[begin TASK INPUT]

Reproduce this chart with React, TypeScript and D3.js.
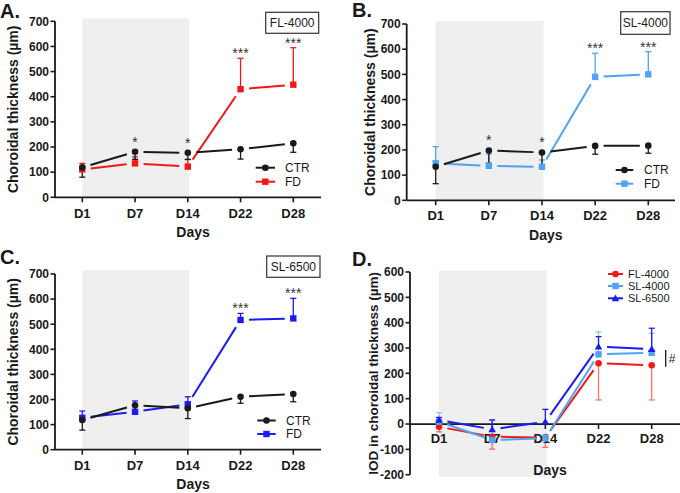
import React from "react";
import * as d3 from "d3";

// ---------- data ----------
const days = ["D1", "D7", "D14", "D22", "D28"];
const thickTicks = [0, 100, 200, 300, 400, 500, 600, 700];
const iodTicks = [-200, -100, 0, 100, 200, 300, 400, 500, 600];

// Panel A (FL-4000)
const ctrA = [119, 181, 177, 191, 215];
const ctrAErr = [39, 30, 26, 39, 36];
const fdA = [111, 135, 122, 430, 448];
const fdAErr = [24, 26, 28, 123, 147];
const sigA = ["", "*", "*", "***", "***"];

// Panel B (SL-4000)
const ctrB = [133, 198, 190, 216, 217];
const ctrBErr = [67, 51, 67, 33, 30];
const fdB = [147, 137, 133, 490, 500];
const fdBErr = [66, 47, 27, 94, 90];
const sigB = ["", "*", "*", "***", "***"];

// Panel C (SL-6500)
const ctrC = [118, 177, 165, 211, 222];
const ctrCErr = [40, 20, 41, 26, 31];
const fdC = [127, 151, 181, 517, 523];
const fdCErr = [27, 43, 30, 26, 80];
const sigC = ["", "", "", "***", "***"];

// Panel D (IOD)
const iodFL4000 = [-11, -50, -54, 240, 232];
const iodFL4000Err = [20, 49, 38, 145, 137];
const iodSL4000 = [9, -63, -56, 275, 281];
const iodSL4000Err = [36, 80, 15, 89, 77];
const iodSL6500 = [16, -21, 9, 305, 296];
const iodSL6500Err = [10, 37, 49, 40, 82];

// ---------- styles ----------
const FONT = "'Liberation Sans', Arial, Helvetica, sans-serif";
const BLACK = "#1a1a1a";
const RED = "#f21818";
const LBLUE = "#4fa3f2";
const DBLUE = "#1c1cf0";
const GRAY = "#efefef";

type Marker = "circle" | "square" | "triangle";
type Series = {
  name: string;
  values: number[];
  errs: number[];
  dir: number; // +1 up, -1 down
  color: string;
  errOpacity: number;
  marker: Marker;
};

type PanelCfg = {
  letter: string;
  letterX: number;
  letterY: number;
  axisX: number;
  axisEndX: number;
  xFirst: number;
  xLast: number;
  yDomain: [number, number];
  yRange: [number, number];
  ticks: number[];
  grayTopVal: number;
  grayBottom: number;
  xAxisAtZero: boolean;
  tickLabelDy: number;
  daysY: number;
  yLabel: string;
  yLabelX: number;
  yLabelSize: number;
  series: Series[];
  sig?: string[];
  box?: { text: string; x: number; y: number; w: number; h: number };
  legend: { x1: number; x2: number; tx: number; ys: number[]; size: number };
  hash?: { x: number; y1: number; y2: number };
};

function MarkerShape({ m, x, y, color }: { m: Marker; x: number; y: number; color: string }) {
  if (m === "circle") return <circle cx={x} cy={y} r={3.3} fill={color} />;
  if (m === "square") return <rect x={x - 3.2} y={y - 3.2} width={6.4} height={6.4} fill={color} />;
  const s = 3.8;
  return <path d={`M${x},${y - s}L${x + s},${y + s * 0.75}L${x - s},${y + s * 0.75}Z`} fill={color} />;
}

function gapSeg(p: [number, number], q: [number, number], gap: number) {
  const dx = q[0] - p[0];
  const dy = q[1] - p[1];
  const len = Math.sqrt(dx * dx + dy * dy);
  const ux = dx / len;
  const uy = dy / len;
  return [p[0] + ux * gap, p[1] + uy * gap, q[0] - ux * gap, q[1] - uy * gap];
}

function Panel({ c }: { c: PanelCfg }) {
  const x = d3.scalePoint<string>().domain(days).range([c.xFirst, c.xLast]);
  const y = d3.scaleLinear().domain(c.yDomain).range(c.yRange);
  const xAxisY = c.xAxisAtZero ? y(0) : c.yRange[0];
  const grayX1 = x("D1")!;
  const grayX2 = x("D14")! + 1.5;
  const grayTop = y(c.grayTopVal);
  const yMid = (c.yRange[0] + c.yRange[1]) / 2;

  return (
    <g fontFamily={FONT}>
      <rect x={grayX1} y={grayTop} width={grayX2 - grayX1} height={c.grayBottom - grayTop} fill={GRAY} />
      {/* y axis */}
      <line x1={c.axisX} x2={c.axisX} y1={c.yRange[0]} y2={c.yRange[1]} stroke={BLACK} strokeWidth={1.8} />
      {c.ticks.map((t) => (
        <g key={"yt" + t}>
          <line x1={c.axisX - 4.5} x2={c.axisX} y1={y(t)} y2={y(t)} stroke={BLACK} strokeWidth={1.6} />
          <text x={c.axisX - 6} y={y(t) + 4.3} textAnchor="end" fontSize={12} fontWeight="bold" fill={BLACK}>
            {t}
          </text>
        </g>
      ))}
      {/* x axis */}
      <line x1={c.axisX} x2={c.axisEndX} y1={xAxisY} y2={xAxisY} stroke={BLACK} strokeWidth={1.8} />
      {days.map((d) => (
        <g key={"xt" + d}>
          <line x1={x(d)!} x2={x(d)!} y1={xAxisY} y2={xAxisY + 5} stroke={BLACK} strokeWidth={1.6} />
          <text x={x(d)!} y={xAxisY + c.tickLabelDy} textAnchor="middle" fontSize={13} fontWeight="bold" fill={BLACK}>
            {d}
          </text>
        </g>
      ))}
      <text x={(c.axisX + c.axisEndX) / 2 + 5} y={c.daysY} textAnchor="middle" fontSize={14} fontWeight="bold" fill={BLACK}>
        Days
      </text>
      <text
        transform={`translate(${c.yLabelX},${yMid}) rotate(-90)`}
        textAnchor="middle"
        fontSize={c.yLabelSize}
        fontWeight="bold"
        fill={BLACK}
      >
        {c.yLabel}
      </text>
      <text x={c.letterX} y={c.letterY} fontSize={20} fontWeight="bold" fill={BLACK}>
        {c.letter}
      </text>

      {/* series lines */}
      {c.series.map((s) => (
        <g key={"l" + s.name}>
          {s.values.slice(1).map((v, i) => {
            const p: [number, number] = [x(days[i])!, y(s.values[i])];
            const q: [number, number] = [x(days[i + 1])!, y(v)];
            const [a, b, cc, dd] = gapSeg(p, q, 8.5);
            return <line key={i} x1={a} y1={b} x2={cc} y2={dd} stroke={s.color} strokeWidth={2} />;
          })}
        </g>
      ))}
      {/* error bars */}
      {c.series.map((s) => (
        <g key={"e" + s.name} opacity={s.errOpacity}>
          {s.values.map((v, i) => {
            const xv = x(days[i])!;
            const y1 = y(v);
            const y2 = y(v + s.dir * s.errs[i]);
            return (
              <g key={i}>
                <line x1={xv} x2={xv} y1={y1} y2={y2} stroke={s.color} strokeWidth={1.3} />
                <line x1={xv - 3} x2={xv + 3} y1={y2} y2={y2} stroke={s.color} strokeWidth={1.3} />
              </g>
            );
          })}
        </g>
      ))}
      {/* markers */}
      {c.series.map((s) => (
        <g key={"m" + s.name}>
          {s.values.map((v, i) => (
            <MarkerShape key={i} m={s.marker} x={x(days[i])!} y={y(v)} color={s.color} />
          ))}
        </g>
      ))}
      {/* significance stars */}
      {c.sig &&
        c.sig.map((st, i) => {
          if (!st) return null;
          const top = Math.max(
            ...c.series.map((s) => (s.dir > 0 ? s.values[i] + s.errs[i] : s.values[i]))
          );
          const off = st.length > 1 ? 8 : 13;
          const cy = y(top) - off;
          return (
            <text key={"s" + i} x={x(days[i])!} y={cy + 8} textAnchor="middle" fontSize={14} fill="#333">
              {st}
            </text>
          );
        })}
      {/* box label */}
      {c.box && (
        <g>
          <rect x={c.box.x} y={c.box.y} width={c.box.w} height={c.box.h} fill="white" stroke="#333" strokeWidth={1.2} />
          <text x={c.box.x + c.box.w / 2} y={c.box.y + c.box.h / 2 + 4.3} textAnchor="middle" fontSize={12} fill={BLACK}>
            {c.box.text}
          </text>
        </g>
      )}
      {/* legend */}
      {c.legend.ys.map((ly, i) => {
        const s = c.series[c.series.length === 2 ? 1 - i : i];
        const mx = (c.legend.x1 + c.legend.x2) / 2;
        return (
          <g key={"lg" + i}>
            <line x1={c.legend.x1} x2={c.legend.x2} y1={ly} y2={ly} stroke={s.color} strokeWidth={2} />
            <MarkerShape m={s.marker} x={mx} y={ly} color={s.color} />
            <text x={c.legend.tx} y={ly + c.legend.size * 0.36} fontSize={c.legend.size} fill={BLACK}>
              {s.name}
            </text>
          </g>
        );
      })}
      {c.hash && (
        <g>
          <line x1={c.hash.x} x2={c.hash.x} y1={c.hash.y1} y2={c.hash.y2} stroke={BLACK} strokeWidth={1.3} />
          <text x={c.hash.x + 3} y={(c.hash.y1 + c.hash.y2) / 2 + 4.5} fontSize={12} fill={BLACK}>
            #
          </text>
        </g>
      )}
    </g>
  );
}

function mk(name: string, values: number[], errs: number[], dir: number, color: string, marker: Marker, errOpacity = 1): Series {
  return { name, values, errs, dir, color, marker, errOpacity };
}

const panels: PanelCfg[] = [
  {
    letter: "A.",
    letterX: 0,
    letterY: 18,
    axisX: 55,
    axisEndX: 321,
    xFirst: 82.3,
    xLast: 293.3,
    yDomain: [0, 700],
    yRange: [197.3, 21.3],
    ticks: thickTicks,
    grayTopVal: 712,
    grayBottom: 197.3,
    xAxisAtZero: false,
    tickLabelDy: 20.5,
    daysY: 237,
    yLabel: "Choroidal thickness (µm)",
    yLabelX: 18,
    yLabelSize: 14,
    series: [mk("FD", fdA, fdAErr, 1, RED, "square"), mk("CTR", ctrA, ctrAErr, -1, BLACK, "circle")],
    sig: sigA,
    box: { text: "FL-4000", x: 265.7, y: 12.3, w: 53, h: 21 },
    legend: { x1: 255.7, x2: 275, tx: 285, ys: [167.7, 181.7], size: 12 },
  },
  {
    letter: "B.",
    letterX: 352,
    letterY: 17,
    axisX: 406.7,
    axisEndX: 675,
    xFirst: 435.7,
    xLast: 648.3,
    yDomain: [0, 700],
    yRange: [200.3, 24],
    ticks: thickTicks,
    grayTopVal: 712,
    grayBottom: 200.3,
    xAxisAtZero: false,
    tickLabelDy: 19.5,
    daysY: 240,
    yLabel: "Choroidal thickness (µm)",
    yLabelX: 375,
    yLabelSize: 14,
    series: [mk("FD", fdB, fdBErr, 1, LBLUE, "square"), mk("CTR", ctrB, ctrBErr, -1, BLACK, "circle")],
    sig: sigB,
    box: { text: "SL-4000", x: 620.7, y: 11.7, w: 49.3, h: 22.6 },
    legend: { x1: 615.7, x2: 633.3, tx: 644, ys: [170, 183.7], size: 12 },
  },
  {
    letter: "C.",
    letterX: 0,
    letterY: 264,
    axisX: 55,
    axisEndX: 321,
    xFirst: 82.3,
    xLast: 293.3,
    yDomain: [0, 700],
    yRange: [449.7, 274],
    ticks: thickTicks,
    grayTopVal: 715,
    grayBottom: 449.7,
    xAxisAtZero: false,
    tickLabelDy: 20,
    daysY: 489,
    yLabel: "Choroidal thickness (µm)",
    yLabelX: 18,
    yLabelSize: 14,
    series: [mk("FD", fdC, fdCErr, 1, DBLUE, "square"), mk("CTR", ctrC, ctrCErr, -1, BLACK, "circle")],
    sig: sigC,
    box: { text: "SL-6500", x: 266.7, y: 256, w: 53.3, h: 21.3 },
    legend: { x1: 257.3, x2: 275.7, tx: 286, ys: [420.5, 434], size: 12 },
  },
  {
    letter: "D.",
    letterX: 352,
    letterY: 266,
    axisX: 410,
    axisEndX: 680,
    xFirst: 439,
    xLast: 651.7,
    yDomain: [-200, 600],
    yRange: [474.7, 272],
    ticks: iodTicks,
    grayTopVal: 606,
    grayBottom: 476.7,
    xAxisAtZero: true,
    tickLabelDy: 18.5,
    daysY: 475,
    yLabel: "IOD in choroidal thickness (µm)",
    yLabelX: 378,
    yLabelSize: 13.5,
    series: [
      mk("FL-4000", iodFL4000, iodFL4000Err, -1, RED, "circle", 0.6),
      mk("SL-4000", iodSL4000, iodSL4000Err, 1, LBLUE, "square", 0.6),
      mk("SL-6500", iodSL6500, iodSL6500Err, 1, DBLUE, "triangle", 1),
    ],
    legend: { x1: 608, x2: 623, tx: 628, ys: [274, 286, 298.3], size: 11 },
    hash: { x: 665.7, y1: 350, y2: 366.7 },
  },
];

export default function App() {
  return (
    <svg width={680} height={493} style={{ position: "absolute", left: 0, top: 0, background: "white" }}>
      <rect width={680} height={493} fill="white" />
      {panels.map((p) => (
        <Panel key={p.letter} c={p} />
      ))}
    </svg>
  );
}
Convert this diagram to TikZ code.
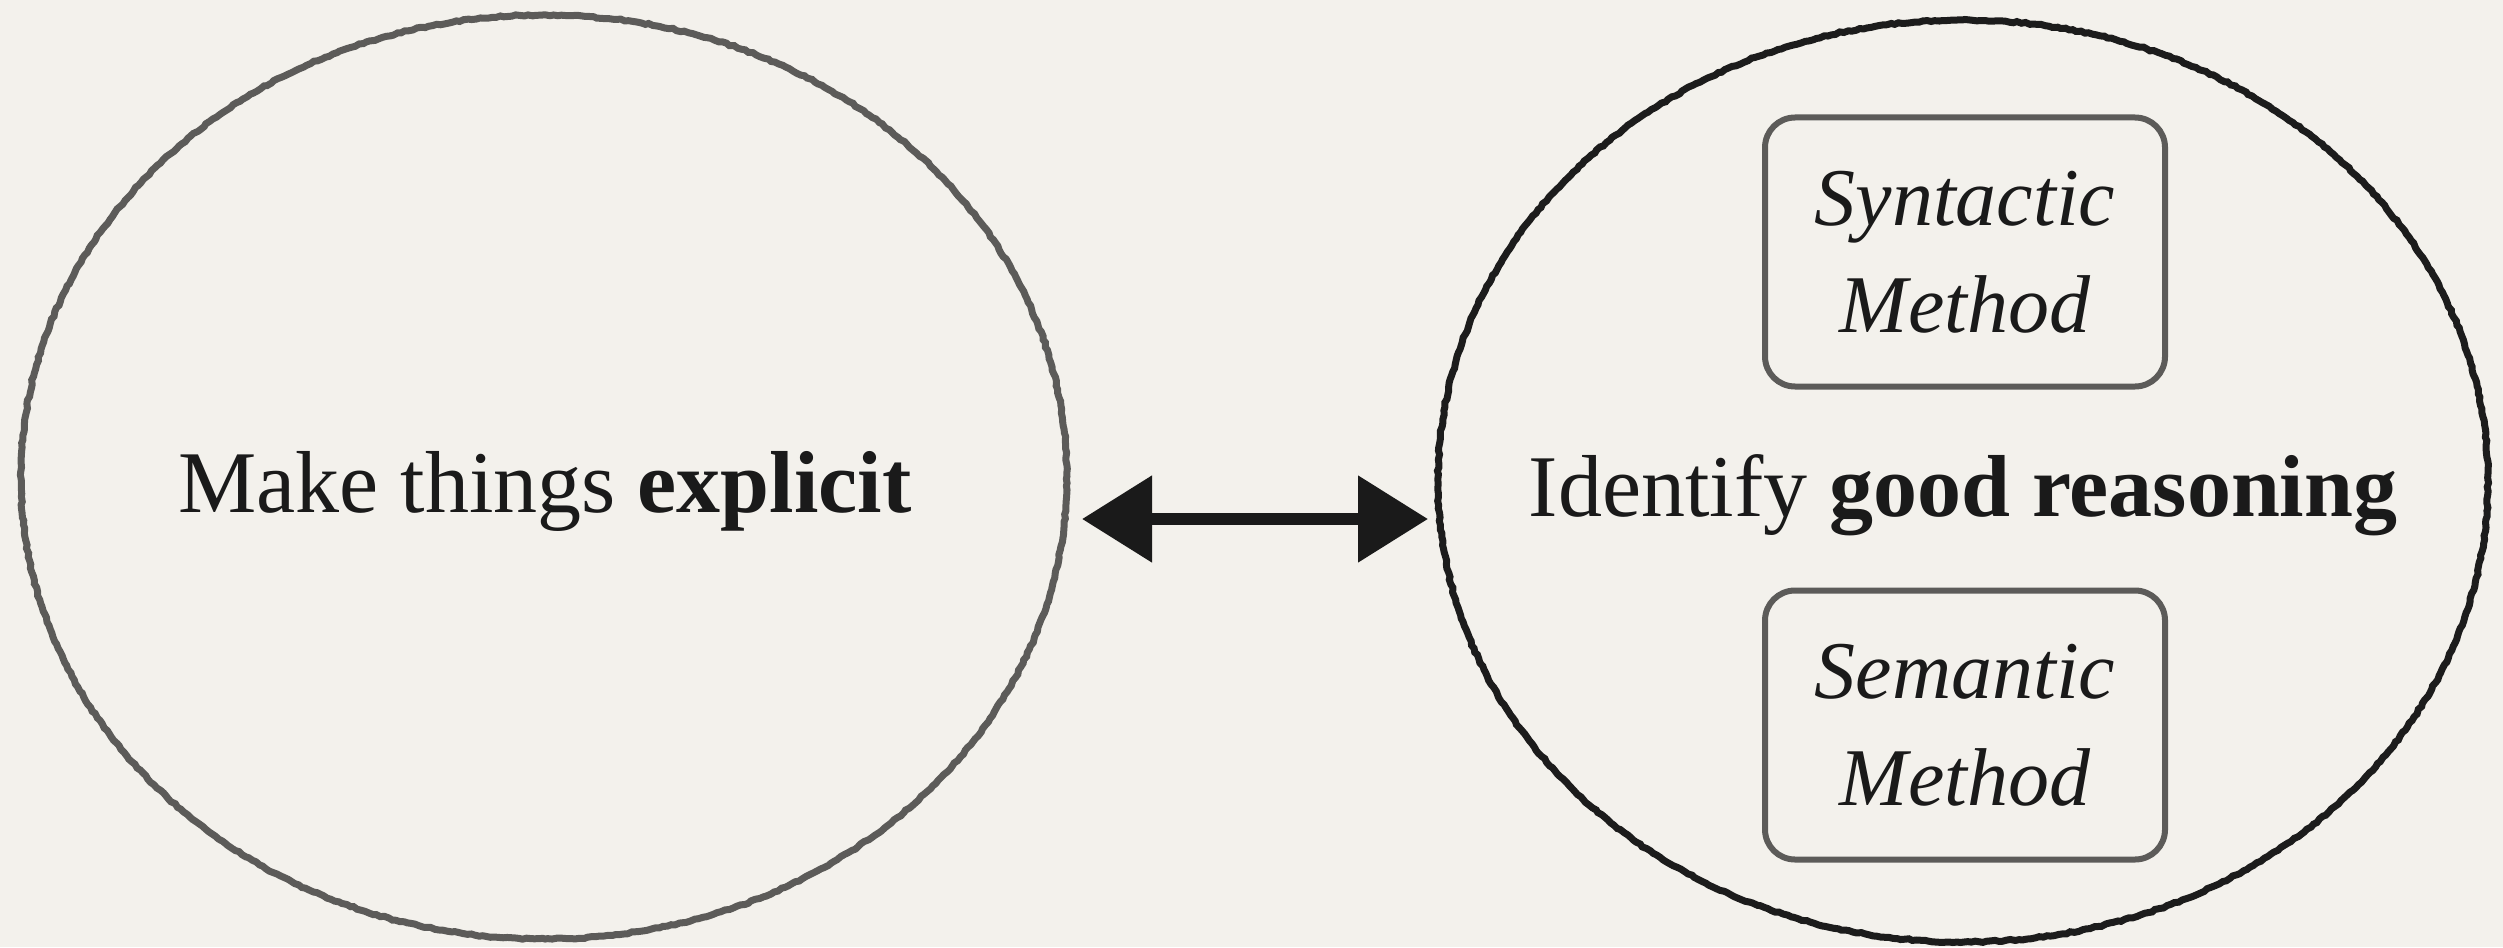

[end TASK INPUT]

> _CHALLENGE_: Find the word "this" and list each line it appears in.

> _TASK RESULT_:
Reproduce this chart with React, TypeScript and D3.js.
Convert this diagram to TikZ code.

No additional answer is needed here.